By Danielle Francois
2020 has been a year of shocks. Shocks to our economies, shocks to how we interact at an interpersonal and social level and of course shocks to Supply Chains all over the world. The COVID-19 Pandemic has arguably been the biggest shock to Supply Chain since globalisation really took hold 25 years ago. Since March the Life Sciences industry has grappled with not only the immediate challenging effects on Supply Chain such as volatile production forecasts, interrupted clinical trials and shortages in the areas of Medical Equipment and PPE, but have responded rapidly and opened up paths of progress and opportunity in the future. Supply Chain which has previously been perceived as a function that happens somewhat behind the scenes is now in the limelight.
The response by industry has been inspiring and encouraging with companies pivoting to work from home solutions quickly for their staff to ensure safety to manufacturing sites have impressed with their moves to ensure essential workers safety on site. Visibility throughout the Supply Chain has improved and will continue to do so underpinned using data and digital solutions and collaboration between companies within the industry and government has never been more crucial. Challenges have been responded not only with the immediate reaction but also with a view to the future. According to reports compiled by McKinsey and Deloitte uncertainty will see capabilities being built rapidly that can cope with the uncertainty and change that the future will bring.
One of the trends that have emerged from the pandemic is the move to swift collaboration between companies within the industry and with the industry itself and regulators and governments. Typically, strict competition laws will prevent companies from working too closely together to gain footholds in specific markets. In Europe, various bodies and commissions have moved quickly to set up processes to enable willing participants to share commercially sensitive information that can contribute to modelling for Supply and Demand for essential medicines. It is this open sense of collaboration between industry and academia that has allowed for the swift development and trialling of the various vaccines we hope to see on the market soon. According to Chris Ross, Head of Integrated Supply Chain at Merck who was recently interviewed by EPM Magazine “We are seeing these efforts move much faster, and it appears the appetite to move swiftly for public health is welcomed by all parties.

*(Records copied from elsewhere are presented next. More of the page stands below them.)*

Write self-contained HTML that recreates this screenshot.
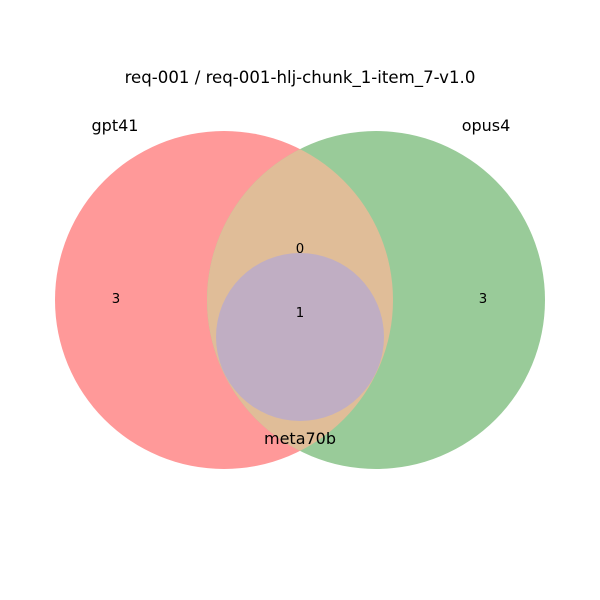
<!DOCTYPE html>
<html><head><meta charset="utf-8"><style>
body{margin:0;background:#fff}
svg{display:block;font-family:"DejaVu Sans","Liberation Sans",sans-serif}
</style></head><body>
<svg id="chart" width="600" height="600" viewBox="0 0 600 600">
<defs>
<clipPath id="clipA"><circle cx="224" cy="300" r="169"/></clipPath>
</defs>
<text x="300" y="83" text-anchor="middle" font-size="16.6">req-001 / req-001-hlj-chunk_1-item_7-v1.0</text>
<g id="regions"></g>
<g id="labels"></g>
</svg>
<script>
const setNames = ["gpt41", "opus4", "meta70b"];
const regionKeys = ["100", "010", "110", "111"];
const regionCounts = [3, 3, 0, 1];

const NS = "http://www.w3.org/2000/svg";
const circles = [{cx:224,cy:300,r:169},{cx:376,cy:300,r:169},{cx:300,cy:337,r:84}];
const regionsG = document.getElementById('regions');
const labelsG = document.getElementById('labels');
function mk(tag, attrs, parent){const e=document.createElementNS(NS,tag);for(const k in attrs)e.setAttribute(k,attrs[k]);parent.appendChild(e);return e;}

const a = mk('circle',{cx:circles[0].cx,cy:circles[0].cy,r:circles[0].r,fill:'#ff9999'},regionsG);


const b = mk('circle',{cx:circles[1].cx,cy:circles[1].cy,r:circles[1].r,fill:'#99cb99'},regionsG);


const ab = mk('circle',{cx:circles[1].cx,cy:circles[1].cy,r:circles[1].r,fill:'#e0bd98','clip-path':'url(#clipA)'},regionsG);


const c = mk('circle',{cx:circles[2].cx,cy:circles[2].cy,r:circles[2].r,fill:'#c0aec3'},regionsG);



const setLabelPos = [[115,131],[486,131],[300,444]];
setNames.forEach((n,i)=>{
  const t = mk('text',{x:setLabelPos[i][0],y:setLabelPos[i][1],'text-anchor':'middle','font-size':16},labelsG);
  t.textContent = n;
  
  
});
const countPos = {"100":[116,303],"010":[483,303],"110":[300,253],"111":[300,317]};
regionKeys.forEach((k,i)=>{
  const p = countPos[k];
  const t = mk('text',{x:p[0],y:p[1],'text-anchor':'middle','font-size':13.3},labelsG);
  t.textContent = regionCounts[i];
  
  
});
</script>
</body></html>
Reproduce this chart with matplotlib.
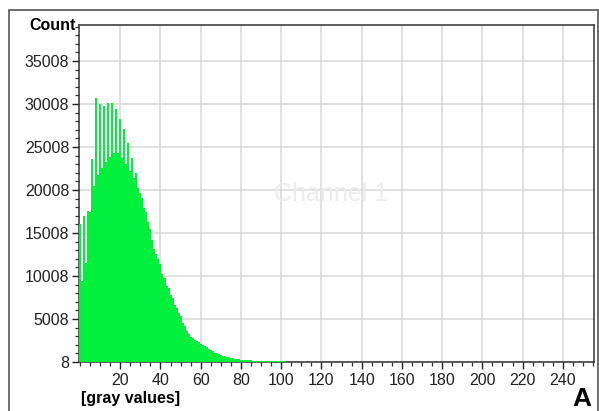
import numpy as np
import matplotlib
matplotlib.use('Agg')
from matplotlib import pyplot as plt
from matplotlib.ticker import FixedLocator, MultipleLocator
from matplotlib.patches import Rectangle

## Data: counts per gray value
counts_head = [
    16100, 9400, 17000, 11500, 17600, 17500, 23600, 20500, 30700, 21800,
    30000, 22600, 29800, 23300, 30100, 23900, 30100, 24300, 29400, 24300,
    28300, 23700, 27100, 23000, 25450, 22200, 23700, 21400, 22000, 20200,
    19650, 19100, 17900, 17500, 16300, 15500, 14200, 13200, 12600, 12000,
    11400, 10300, 9770, 8900, 8600, 7800, 7450, 6600, 6290, 5700,
    5300, 4600, 4200, 3600, 3300, 2900, 2800, 2600, 2450, 2300,
    2150, 2000, 1850, 1700, 1550, 1400, 1250, 1100, 1000, 900,
    820, 740, 670, 600, 540, 480, 430, 390, 350, 310,
    280, 260, 240, 220, 205, 190, 175, 165, 155, 145,
    135, 128, 120, 112, 105, 100, 95, 90, 85, 80,
    76, 72, 68, 64, 60, 57, 54, 51, 48, 46,
    44, 42, 40, 38, 36, 34, 32, 30, 28, 26,
]
counts_tail = [0] * (256 - len(counts_head))
counts = counts_head + counts_tail
gray = list(range(256))

y_ticks = [8, 5008, 10008, 15008, 20008, 25008, 30008, 35008]
x_ticks = [20, 40, 60, 80, 100, 120, 140, 160, 180, 200, 220, 240]

W, H = 599, 411
fig = plt.figure(figsize=(W / 100, H / 100), dpi=100)
plt.rcParams['font.family'] = ['Liberation Sans', 'DejaVu Sans']

# outer frame of the panel
fig.patches.append(Rectangle((9 / W, -0.01), 589 / W, (H - 10) / H + 0.01,
                             transform=fig.transFigure, fill=False,
                             edgecolor='#555555', linewidth=1.2))

ax = fig.add_axes([79 / W, (H - 362) / H, (594 - 79) / W, (362 - 25) / H])
ax.bar(gray, counts, width=1.0, color='#00f03c', linewidth=0, zorder=3)

ax.set_xlim(-0.5, 255.5)
ax.set_ylim(8, 39200)

ax.xaxis.set_major_locator(FixedLocator(x_ticks))
ax.xaxis.set_minor_locator(MultipleLocator(5))
ax.yaxis.set_major_locator(FixedLocator(y_ticks))
ax.yaxis.set_minor_locator(FixedLocator([8 + 1000 * i for i in range(40)]))

ax.tick_params(axis='both', which='major', labelsize=11.5, colors='#222222',
               length=5, width=1)
ax.tick_params(axis='both', which='minor', length=3, width=0.9, colors='#333333')
ax.tick_params(axis='x', pad=3)
ax.tick_params(axis='y', pad=2)

ax.grid(True, which='major', color='#d9d9d9', linewidth=1.1, zorder=0)
ax.set_axisbelow(True)
for s in ax.spines.values():
    s.set_color('#333333')
    s.set_linewidth(1.1)

# faint watermark
ax.text(0.49, 0.5, 'Channel 1', transform=ax.transAxes, fontsize=18,
        color='#ececec', ha='center', va='center', zorder=1)

fig.text(76 / W, 1 - 25 / H, 'Count', fontsize=11.5, fontweight='bold',
         ha='right', va='center')
fig.text(81 / W, 1 - 398 / H, '[gray values]', fontsize=11.5,
         fontweight='bold', ha='left', va='center')
fig.text(582 / W, 1 - 399 / H, 'A', fontsize=19, fontweight='bold',
         ha='center', va='center')

fig.savefig('out.png', dpi=100)
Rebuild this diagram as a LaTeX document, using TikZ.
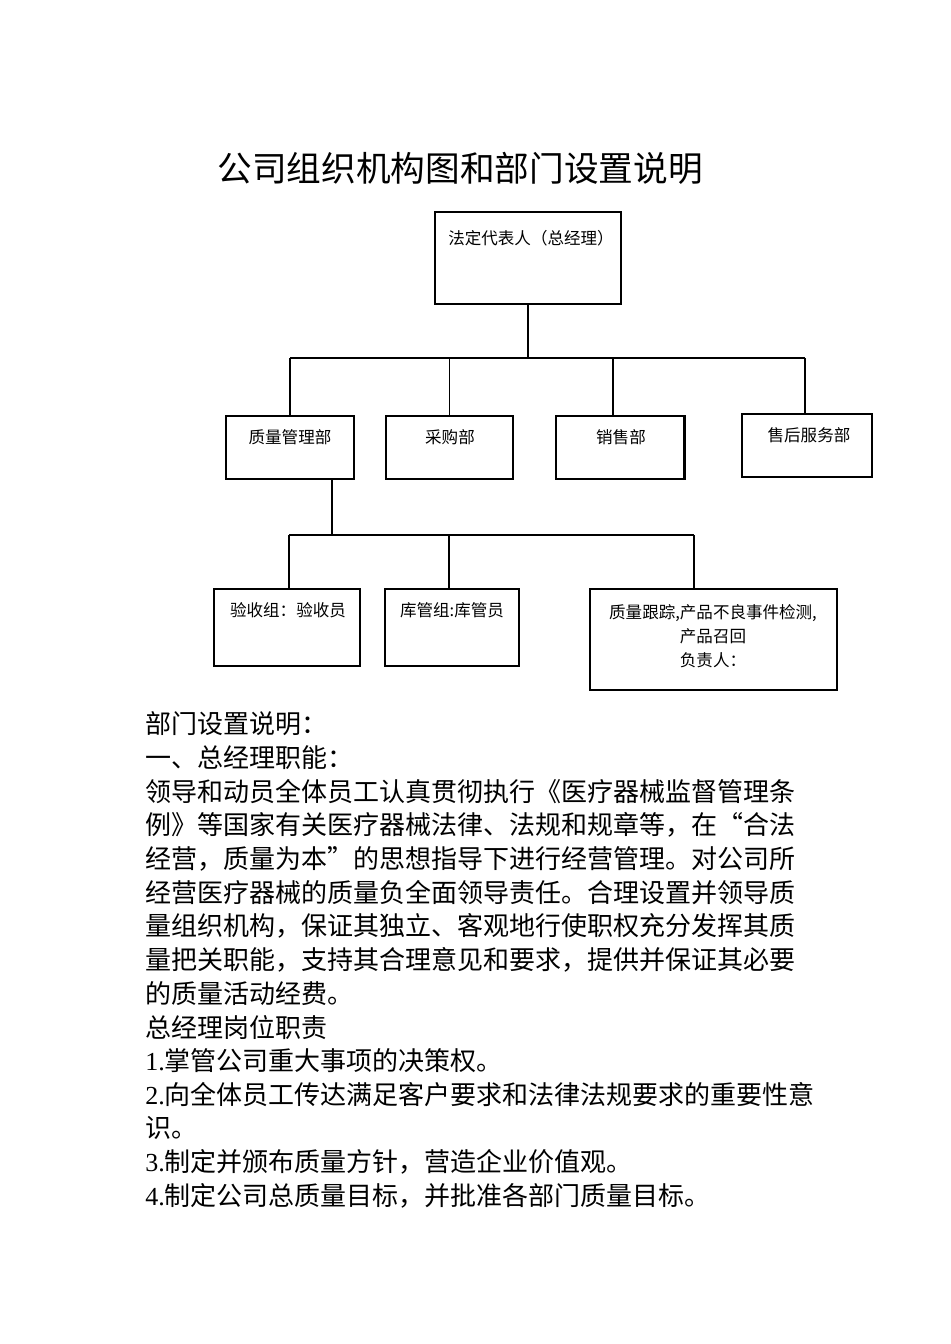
\documentclass[tikz,border=0pt]{standalone}
\usepackage{fontspec}
\setmainfont{Liberation Serif}
\newfontfamily\cjk{Noto Sans CJK SC}
\usepackage{tikz}
\usetikzlibrary{fit, positioning}

\begin{document}
\begin{tikzpicture}[x=0.75pt, y=-0.75pt,
    box/.style={draw, line width=1pt, inner sep=0pt},
    boxtext/.style={font=\cjk\fontsize{12.4}{18}\selectfont, align=center, inner sep=0pt},
    body/.style={anchor=west, font=\cjk\fontsize{19.5}{25}\selectfont, inner sep=0pt},
    link/.style={line width=1pt}]
    \useasboundingbox (0,0) rectangle (950,1344);

    % Title
    \node[font=\cjk\fontsize{26}{30}\selectfont, inner sep=0pt] (title) at (460,168) {公司组织机构图和部门设置说明};

    % General manager
    \node[box, fit={(435,212) (621,304)}] (ceo) {};
    \node[boxtext] (ceo-t) at (531,238) {法定代表人（总经理）};

    % Departments
    \node[box, fit={(226,416) (354,479)}] (qa) {};
    \node[box, fit={(386,416) (513,479)}] (buy) {};
    \node[box, fit={(556,416) (684,479)}] (sales) {};
    \node[box, fit={(742,414) (872,477)}] (service) {};
    \draw[line width=2.2pt] (sales.north east) -- (sales.south east);
    \node[boxtext] (qa-t) at (290,437) {质量管理部};
    \node[boxtext] (buy-t) at (450,437) {采购部};
    \node[boxtext] (sales-t) at (621,437) {销售部};
    \node[boxtext] (service-t) at (809,435) {售后服务部};

    % Department bus
    \coordinate (busL) at (290,358);
    \coordinate (busR) at (805,358);
    \coordinate (salesIn) at (613,358);
    \draw[link] (busL) -- (busR);
    \draw[link] (ceo.south) -- (ceo.south |- busL);
    \draw[link] (qa.north) -- (qa.north |- busL);
    \draw[link] (buy.north) -- (buy.north |- busL);
    \draw[link] (salesIn) -- (salesIn |- sales.north);
    \draw[link] (busR) -- (busR |- service.north);

    % Quality groups
    \node[box, fit={(214,589) (360,666)}] (recv) {};
    \node[box, fit={(385,589) (519,666)}] (store) {};
    \node[box, fit={(590,589) (837,690)}] (track) {};
    \node[boxtext] (recv-t) at (288,610) {验收组：验收员};
    \node[boxtext] (store-t) at (452,610) {库管组:库管员};
    \node[boxtext] (track-t) at (713,636) {质量跟踪,产品不良事件检测,\\产品召回\\负责人：};

    % Group bus
    \coordinate (sub) at (332,535);
    \coordinate (subL) at (289,535);
    \coordinate (subM) at (449,535);
    \coordinate (subR) at (694,535);
    \draw[link] (sub |- qa.south) -- (sub);
    \draw[link] (subL) -- (subR);
    \draw[link] (subL) -- (subL |- recv.north);
    \draw[link] (subM) -- (subM |- store.north);
    \draw[link] (subR) -- (subR |- track.north);

    % Description text
    \node[body] (line0) at (145,724) {部门设置说明：};
    \node[body] (line1) at (145,757.7) {一、总经理职能：};
    \node[body] (line2) at (145,791.4) {领导和动员全体员工认真贯彻执行《医疗器械监督管理条};
    \node[body] (line3) at (145,825.1) {例》等国家有关医疗器械法律、法规和规章等，在“合法};
    \node[body] (line4) at (145,858.8) {经营，质量为本”的思想指导下进行经营管理。对公司所};
    \node[body] (line5) at (145,892.5) {经营医疗器械的质量负全面领导责任。合理设置并领导质};
    \node[body] (line6) at (145,926.2) {量组织机构，保证其独立、客观地行使职权充分发挥其质};
    \node[body] (line7) at (145,959.9) {量把关职能，支持其合理意见和要求，提供并保证其必要};
    \node[body] (line8) at (145,993.6) {的质量活动经费。};
    \node[body] (line9) at (145,1027.3) {总经理岗位职责};
    \node[body] (line10) at (145,1061) {{\rmfamily 1.}掌管公司重大事项的决策权。};
    \node[body] (line11) at (145,1094.7) {{\rmfamily 2.}向全体员工传达满足客户要求和法律法规要求的重要性意};
    \node[body] (line12) at (145,1128.4) {识。};
    \node[body] (line13) at (145,1162.1) {{\rmfamily 3.}制定并颁布质量方针，营造企业价值观。};
    \node[body] (line14) at (145,1195.8) {{\rmfamily 4.}制定公司总质量目标，并批准各部门质量目标。};
\end{tikzpicture}
\end{document}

We always make sure that our partnerships with industry players meet our goal of collaborating with the global scientific community and accelerating access to health “
COVID-19 has called in to question the resilience of Supply Chains and a variety of trends will likely emerge from this crisis including a major diversification in supply bases and a move to regionalise supply chains from the more recently accepted mode of Globalisation.
The pandemic has sped up the move to digitising Supply Chains and will in essence be the competitive edge that digitally literate companies will gain over non-literate companies. AI will have big implications in how we use machines and interact with them to enable an efficient digital supply chain
The impact COVID-19 has had on Supply Chain Management in the life sciences sector has been seismic. An agile and innovative approach will now be imperative as the life sciences sector embraces a digital future in a more demand-driven, efficient global supply chain.